Beinart is not persuaded by the retelling of stories of Jewish victimhood. He worries that those who don’t agree with him about the war “block out the screams” of Palestinian victims. He calls out the American Jewish Committee and the Anti-Defamation League for having “traded on our solidarity to justify starvation and slaughter.”
That solidarity works two ways, Beinart writes. It is the driving force that has probably allowed the Jewish people to survive. At the moment, though, he argues that the most manipulative of his opponents play on the perception of solidarity to shun Jews who disagree with the Jewish state — not the Jewish people.

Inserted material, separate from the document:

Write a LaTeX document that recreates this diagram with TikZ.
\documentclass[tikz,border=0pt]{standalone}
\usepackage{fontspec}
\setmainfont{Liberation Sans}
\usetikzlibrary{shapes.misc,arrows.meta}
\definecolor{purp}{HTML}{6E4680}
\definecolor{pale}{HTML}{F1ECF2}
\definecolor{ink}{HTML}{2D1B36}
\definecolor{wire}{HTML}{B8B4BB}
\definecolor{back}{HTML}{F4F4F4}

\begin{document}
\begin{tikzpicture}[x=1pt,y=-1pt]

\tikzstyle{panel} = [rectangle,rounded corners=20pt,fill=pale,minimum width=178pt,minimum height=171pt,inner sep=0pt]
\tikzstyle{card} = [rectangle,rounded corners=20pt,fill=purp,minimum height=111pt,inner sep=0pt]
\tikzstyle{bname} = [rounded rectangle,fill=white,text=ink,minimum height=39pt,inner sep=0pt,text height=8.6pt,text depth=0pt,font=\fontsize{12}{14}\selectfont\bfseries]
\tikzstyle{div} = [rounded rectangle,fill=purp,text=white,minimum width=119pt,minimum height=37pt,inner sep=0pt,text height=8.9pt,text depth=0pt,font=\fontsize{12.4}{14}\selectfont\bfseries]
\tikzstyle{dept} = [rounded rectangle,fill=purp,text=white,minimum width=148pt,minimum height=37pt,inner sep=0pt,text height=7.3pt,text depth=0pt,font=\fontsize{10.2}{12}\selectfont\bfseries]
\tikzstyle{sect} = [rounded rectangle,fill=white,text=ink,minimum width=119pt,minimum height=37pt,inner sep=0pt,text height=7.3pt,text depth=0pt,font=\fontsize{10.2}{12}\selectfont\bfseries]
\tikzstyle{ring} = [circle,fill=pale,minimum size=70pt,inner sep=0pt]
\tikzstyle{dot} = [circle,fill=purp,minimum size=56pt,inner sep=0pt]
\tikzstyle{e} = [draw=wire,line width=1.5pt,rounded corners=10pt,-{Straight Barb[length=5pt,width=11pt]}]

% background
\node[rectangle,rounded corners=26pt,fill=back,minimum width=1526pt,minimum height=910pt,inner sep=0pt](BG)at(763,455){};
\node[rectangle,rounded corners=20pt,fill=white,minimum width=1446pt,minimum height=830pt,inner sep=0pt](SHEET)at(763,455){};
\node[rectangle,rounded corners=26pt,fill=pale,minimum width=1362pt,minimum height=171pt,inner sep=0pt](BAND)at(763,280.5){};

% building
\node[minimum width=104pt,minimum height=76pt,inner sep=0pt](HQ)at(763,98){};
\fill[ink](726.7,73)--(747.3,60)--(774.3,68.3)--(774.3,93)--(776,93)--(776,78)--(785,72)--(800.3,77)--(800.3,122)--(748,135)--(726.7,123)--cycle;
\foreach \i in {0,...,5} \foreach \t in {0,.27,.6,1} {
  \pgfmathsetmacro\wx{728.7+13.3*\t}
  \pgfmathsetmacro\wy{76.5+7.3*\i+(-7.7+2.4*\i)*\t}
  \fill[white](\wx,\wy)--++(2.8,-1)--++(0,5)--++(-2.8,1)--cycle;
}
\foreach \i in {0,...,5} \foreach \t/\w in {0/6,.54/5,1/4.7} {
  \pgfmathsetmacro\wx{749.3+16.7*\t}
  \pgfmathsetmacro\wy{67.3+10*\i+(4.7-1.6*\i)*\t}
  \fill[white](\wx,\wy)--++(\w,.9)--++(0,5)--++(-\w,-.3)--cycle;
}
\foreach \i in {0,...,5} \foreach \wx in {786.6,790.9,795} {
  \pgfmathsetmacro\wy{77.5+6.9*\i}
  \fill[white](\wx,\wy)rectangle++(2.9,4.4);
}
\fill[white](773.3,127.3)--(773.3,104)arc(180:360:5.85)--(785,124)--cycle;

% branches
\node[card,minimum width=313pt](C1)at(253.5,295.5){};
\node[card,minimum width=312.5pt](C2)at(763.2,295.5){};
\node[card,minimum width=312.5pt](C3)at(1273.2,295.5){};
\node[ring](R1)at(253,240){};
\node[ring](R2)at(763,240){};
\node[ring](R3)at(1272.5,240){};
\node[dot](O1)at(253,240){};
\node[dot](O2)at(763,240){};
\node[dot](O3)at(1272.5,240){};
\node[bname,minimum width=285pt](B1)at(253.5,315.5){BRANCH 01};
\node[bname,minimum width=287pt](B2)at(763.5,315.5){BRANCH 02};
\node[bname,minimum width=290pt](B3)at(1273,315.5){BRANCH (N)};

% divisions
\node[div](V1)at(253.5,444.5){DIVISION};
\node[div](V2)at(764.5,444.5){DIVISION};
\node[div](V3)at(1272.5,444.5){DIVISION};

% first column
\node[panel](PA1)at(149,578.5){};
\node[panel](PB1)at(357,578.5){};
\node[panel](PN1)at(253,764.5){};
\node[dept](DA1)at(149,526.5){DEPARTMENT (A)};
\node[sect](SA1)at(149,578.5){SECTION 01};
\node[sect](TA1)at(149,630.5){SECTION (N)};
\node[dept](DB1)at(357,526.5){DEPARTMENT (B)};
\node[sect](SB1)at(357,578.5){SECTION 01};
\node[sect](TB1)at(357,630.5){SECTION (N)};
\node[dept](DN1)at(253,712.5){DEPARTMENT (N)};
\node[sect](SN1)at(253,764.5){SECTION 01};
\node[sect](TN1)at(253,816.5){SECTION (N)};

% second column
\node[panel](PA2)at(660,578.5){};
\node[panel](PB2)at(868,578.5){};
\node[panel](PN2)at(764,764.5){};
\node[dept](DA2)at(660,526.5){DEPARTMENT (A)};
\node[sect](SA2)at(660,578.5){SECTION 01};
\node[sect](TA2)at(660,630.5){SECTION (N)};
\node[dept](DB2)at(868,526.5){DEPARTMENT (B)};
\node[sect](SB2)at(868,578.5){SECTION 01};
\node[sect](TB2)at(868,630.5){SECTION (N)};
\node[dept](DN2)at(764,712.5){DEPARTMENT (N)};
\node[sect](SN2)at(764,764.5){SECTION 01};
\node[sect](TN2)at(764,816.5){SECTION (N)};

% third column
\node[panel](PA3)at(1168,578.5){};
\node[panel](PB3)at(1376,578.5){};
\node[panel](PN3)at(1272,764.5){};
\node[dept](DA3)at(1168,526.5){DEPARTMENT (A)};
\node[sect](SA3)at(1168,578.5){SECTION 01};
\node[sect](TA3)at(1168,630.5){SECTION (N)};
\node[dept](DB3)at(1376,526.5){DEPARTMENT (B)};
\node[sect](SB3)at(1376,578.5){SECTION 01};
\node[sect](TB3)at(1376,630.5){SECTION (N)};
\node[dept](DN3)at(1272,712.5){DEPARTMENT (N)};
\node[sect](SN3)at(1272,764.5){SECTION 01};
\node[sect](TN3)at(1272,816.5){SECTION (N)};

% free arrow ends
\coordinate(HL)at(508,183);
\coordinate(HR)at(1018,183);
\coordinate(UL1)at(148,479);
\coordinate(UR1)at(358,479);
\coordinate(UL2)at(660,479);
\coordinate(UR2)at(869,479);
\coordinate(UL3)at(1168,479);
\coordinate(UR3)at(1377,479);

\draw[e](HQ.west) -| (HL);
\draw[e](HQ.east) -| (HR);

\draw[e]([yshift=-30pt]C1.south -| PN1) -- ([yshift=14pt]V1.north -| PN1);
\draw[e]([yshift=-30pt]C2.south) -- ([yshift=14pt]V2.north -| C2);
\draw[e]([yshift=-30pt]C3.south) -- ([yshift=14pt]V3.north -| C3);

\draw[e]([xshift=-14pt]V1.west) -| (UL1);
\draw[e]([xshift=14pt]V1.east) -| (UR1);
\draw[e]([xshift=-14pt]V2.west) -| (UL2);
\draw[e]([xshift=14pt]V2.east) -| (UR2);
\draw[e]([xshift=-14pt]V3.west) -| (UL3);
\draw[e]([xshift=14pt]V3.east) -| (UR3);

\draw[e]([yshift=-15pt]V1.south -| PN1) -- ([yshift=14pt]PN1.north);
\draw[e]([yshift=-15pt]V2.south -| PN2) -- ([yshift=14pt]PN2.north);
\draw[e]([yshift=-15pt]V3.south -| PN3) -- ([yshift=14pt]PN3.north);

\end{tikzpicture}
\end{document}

Beinart keeps kosher and sends his children to Jewish day schools. In the videos he records for his Substack newsletter, he shows himself seated at a desk in front of bookshelves lined with red volumes of the Talmud, a compendium of Jewish law.
“How does someone like me,” he writes, “who still considers himself a Jewish loyalist, end up being cursed on the street by people who believe Jewish loyalty requires my excommunication?”
Beinart is fighting excommunication as it applies to students on American college campuses. “American Jews don’t need to search for the hidden antisemitism in every nineteen-year-old anthropology major,” he writes. “We don’t need to get decent people fired.… We don’t have to ally with MAGA thugs because racists are Israel’s most reliable friends. We don’t have to disfigure our communal institutions by suppressing open debate. We don’t have to close off a piece of ourselves and barricade it from our best qualities — kindness, compassion, fairness — because that’s the only way we can defend what’s being done in our name. We can lay down the burden of seeing ourselves as the perennial victims of a Jew-hating world.”